_Problem description_.
Emit the data below verbatim, stripping out any pictures.

_Data section_.

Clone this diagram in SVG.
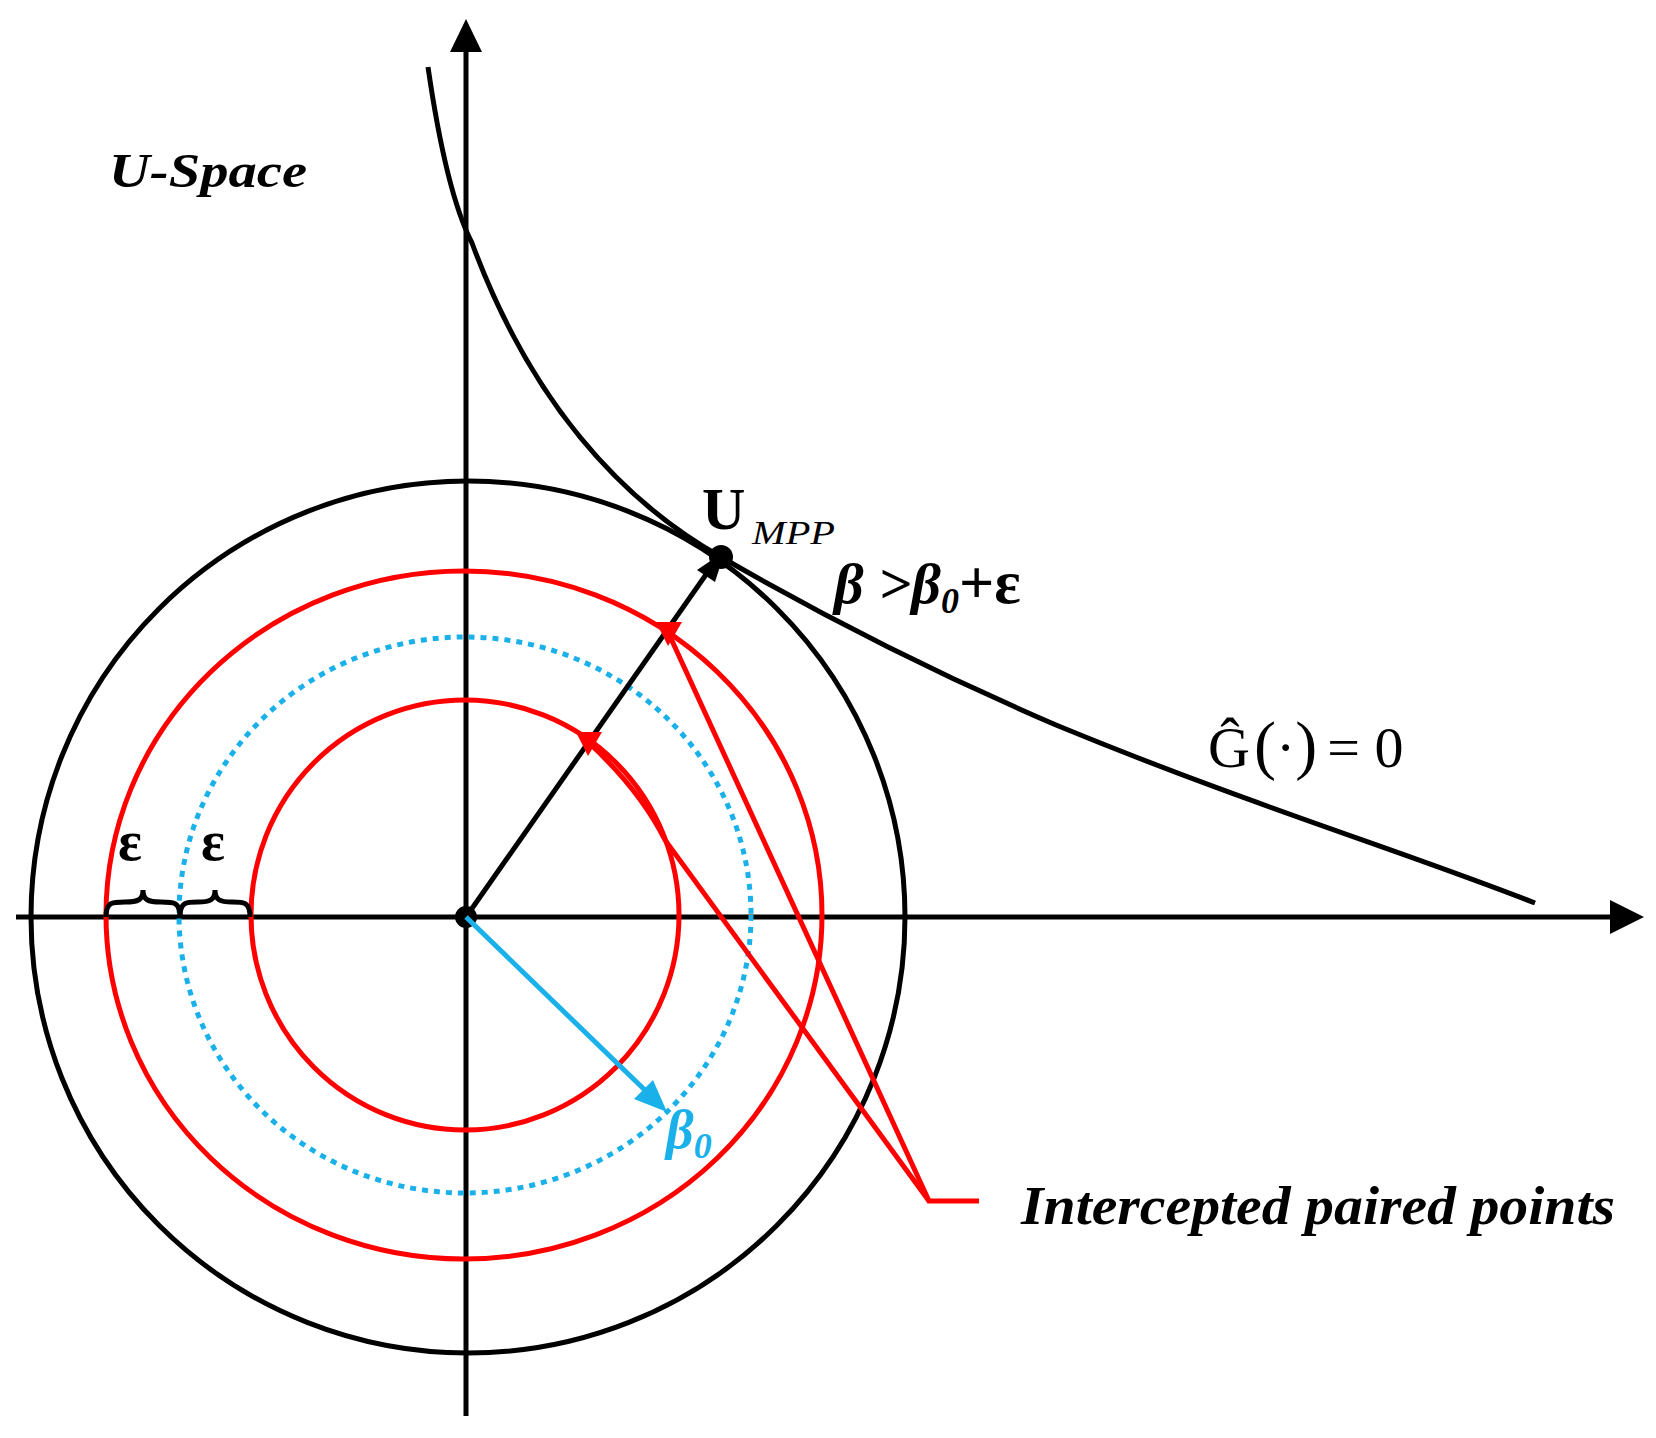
<svg xmlns="http://www.w3.org/2000/svg" width="1656" height="1438" viewBox="0 0 1656 1438">
<style>
.bk{fill:none;stroke:#000;stroke-width:5}
.rd{fill:none;stroke:#f00;stroke-width:5}
.t{font-family:"Liberation Serif","Times New Roman",serif}
</style>
<rect width="1656" height="1438" fill="#fff"/>
<g id="axes">
<line class="bk" x1="466" y1="1416" x2="466" y2="50"/>
<path d="M466,19 L450,52 L482,52 Z" fill="#000"/>
<line class="bk" x1="16" y1="917" x2="1612" y2="917"/>
<path d="M1644,917 L1610,900 L1610,934 Z" fill="#000"/>
</g>
<g id="circles">
<ellipse class="bk" cx="468" cy="917" rx="437" ry="436"/>
<ellipse class="rd" cx="464" cy="915" rx="358" ry="344"/>
<ellipse cx="465" cy="915" rx="286" ry="278" fill="none" stroke="#1ab0ea" stroke-width="5" stroke-dasharray="6,6"/>
<ellipse class="rd" cx="465" cy="915" rx="214" ry="215"/>
</g>
<g id="curve">
<path class="bk" d="M428,67 C440,150 455,210 472,243 C530,400 620,500 721,557 C830,620 940,675 1056,725 C1250,805 1400,850 1535,903"/>
</g>
<g id="connectors">
<line x1="466" y1="917" x2="712" y2="566" stroke="#000" stroke-width="5"/>
<path d="M725,551 L697,570 L715,582 Z" fill="#000"/>
<circle cx="721" cy="557" r="12" fill="#000"/>
<circle cx="466" cy="917" r="11" fill="#000"/>
<line x1="466" y1="917" x2="650" y2="1095" stroke="#1ab0ea" stroke-width="5"/>
<path d="M667,1112 L634,1099 L653,1080 Z" fill="#1ab0ea"/>
<polyline class="rd" points="668,632 929,1201 979,1201"/>
<path class="rd" d="M588,742 Q640,790 665,840 L929,1201"/>
<path d="M656,622 L682,622 L668,646 Z" fill="#f00"/>
<path d="M576,732 L602,732 L588,756 Z" fill="#f00"/>
<path class="bk" d="M106,917 C106,902 112,902 125,902 C138,902 143,900 143,890 C143,900 148,902 161,902 C174,902 180,902 180,917" stroke-width="4"/>
<path class="bk" d="M180,917 C180,902 186,902 198,902 C210,902 215,900 215,890 C215,900 220,902 232,902 C244,902 250,902 250,917" stroke-width="4"/>
</g>
<g id="labels">
<text class="t" x="109" y="187" font-size="48" font-style="italic" font-weight="bold" textLength="198" lengthAdjust="spacingAndGlyphs">U-Space</text>
<text class="t" x="702" y="529" font-size="60" font-weight="bold">U</text>
<text class="t" x="752" y="544" font-size="34" font-style="italic" textLength="83" lengthAdjust="spacingAndGlyphs">MPP</text>
<text class="t" x="834" y="603" font-size="58" font-style="italic" font-weight="bold">β &gt;β<tspan font-size="36" dy="10">0</tspan><tspan dy="-10" font-style="normal" font-size="62">+ε</tspan></text>
<text class="t" x="1208" y="767" font-size="58">Ĝ<tspan font-size="66" dx="4">(</tspan>·<tspan font-size="66">)</tspan><tspan dx="10">= 0</tspan></text>
<text class="t" x="118" y="860" font-size="56" font-weight="bold">ε</text>
<text class="t" x="201" y="860" font-size="56" font-weight="bold">ε</text>
<text class="t" x="666" y="1148" font-size="54" font-style="italic" font-weight="bold" fill="#1ab0ea">β<tspan font-size="36" dy="10">0</tspan></text>
<text class="t" x="1021" y="1224" font-size="54" font-style="italic" font-weight="bold" textLength="594" lengthAdjust="spacingAndGlyphs">Intercepted paired points</text>
</g>
</svg>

_Complete output_.
Clone this diagram in SVG.
<svg xmlns="http://www.w3.org/2000/svg" width="1656" height="1438" viewBox="0 0 1656 1438">
<style>
.bk{fill:none;stroke:#000;stroke-width:5}
.rd{fill:none;stroke:#f00;stroke-width:5}
.t{font-family:"Liberation Serif","Times New Roman",serif}
</style>
<rect width="1656" height="1438" fill="#fff"/>
<g id="axes">
<line class="bk" x1="466" y1="1416" x2="466" y2="50"/>
<path d="M466,19 L450,52 L482,52 Z" fill="#000"/>
<line class="bk" x1="16" y1="917" x2="1612" y2="917"/>
<path d="M1644,917 L1610,900 L1610,934 Z" fill="#000"/>
</g>
<g id="circles">
<ellipse class="bk" cx="468" cy="917" rx="437" ry="436"/>
<ellipse class="rd" cx="464" cy="915" rx="358" ry="344"/>
<ellipse cx="465" cy="915" rx="286" ry="278" fill="none" stroke="#1ab0ea" stroke-width="5" stroke-dasharray="6,6"/>
<ellipse class="rd" cx="465" cy="915" rx="214" ry="215"/>
</g>
<g id="curve">
<path class="bk" d="M428,67 C440,150 455,210 472,243 C530,400 620,500 721,557 C830,620 940,675 1056,725 C1250,805 1400,850 1535,903"/>
</g>
<g id="connectors">
<line x1="466" y1="917" x2="712" y2="566" stroke="#000" stroke-width="5"/>
<path d="M725,551 L697,570 L715,582 Z" fill="#000"/>
<circle cx="721" cy="557" r="12" fill="#000"/>
<circle cx="466" cy="917" r="11" fill="#000"/>
<line x1="466" y1="917" x2="650" y2="1095" stroke="#1ab0ea" stroke-width="5"/>
<path d="M667,1112 L634,1099 L653,1080 Z" fill="#1ab0ea"/>
<polyline class="rd" points="668,632 929,1201 979,1201"/>
<path class="rd" d="M588,742 Q640,790 665,840 L929,1201"/>
<path d="M656,622 L682,622 L668,646 Z" fill="#f00"/>
<path d="M576,732 L602,732 L588,756 Z" fill="#f00"/>
<path class="bk" d="M106,917 C106,902 112,902 125,902 C138,902 143,900 143,890 C143,900 148,902 161,902 C174,902 180,902 180,917" stroke-width="4"/>
<path class="bk" d="M180,917 C180,902 186,902 198,902 C210,902 215,900 215,890 C215,900 220,902 232,902 C244,902 250,902 250,917" stroke-width="4"/>
</g>
<g id="labels">
<text class="t" x="109" y="187" font-size="48" font-style="italic" font-weight="bold" textLength="198" lengthAdjust="spacingAndGlyphs">U-Space</text>
<text class="t" x="702" y="529" font-size="60" font-weight="bold">U</text>
<text class="t" x="752" y="544" font-size="34" font-style="italic" textLength="83" lengthAdjust="spacingAndGlyphs">MPP</text>
<text class="t" x="834" y="603" font-size="58" font-style="italic" font-weight="bold">β &gt;β<tspan font-size="36" dy="10">0</tspan><tspan dy="-10" font-style="normal" font-size="62">+ε</tspan></text>
<text class="t" x="1208" y="767" font-size="58">Ĝ<tspan font-size="66" dx="4">(</tspan>·<tspan font-size="66">)</tspan><tspan dx="10">= 0</tspan></text>
<text class="t" x="118" y="860" font-size="56" font-weight="bold">ε</text>
<text class="t" x="201" y="860" font-size="56" font-weight="bold">ε</text>
<text class="t" x="666" y="1148" font-size="54" font-style="italic" font-weight="bold" fill="#1ab0ea">β<tspan font-size="36" dy="10">0</tspan></text>
<text class="t" x="1021" y="1224" font-size="54" font-style="italic" font-weight="bold" textLength="594" lengthAdjust="spacingAndGlyphs">Intercepted paired points</text>
</g>
</svg>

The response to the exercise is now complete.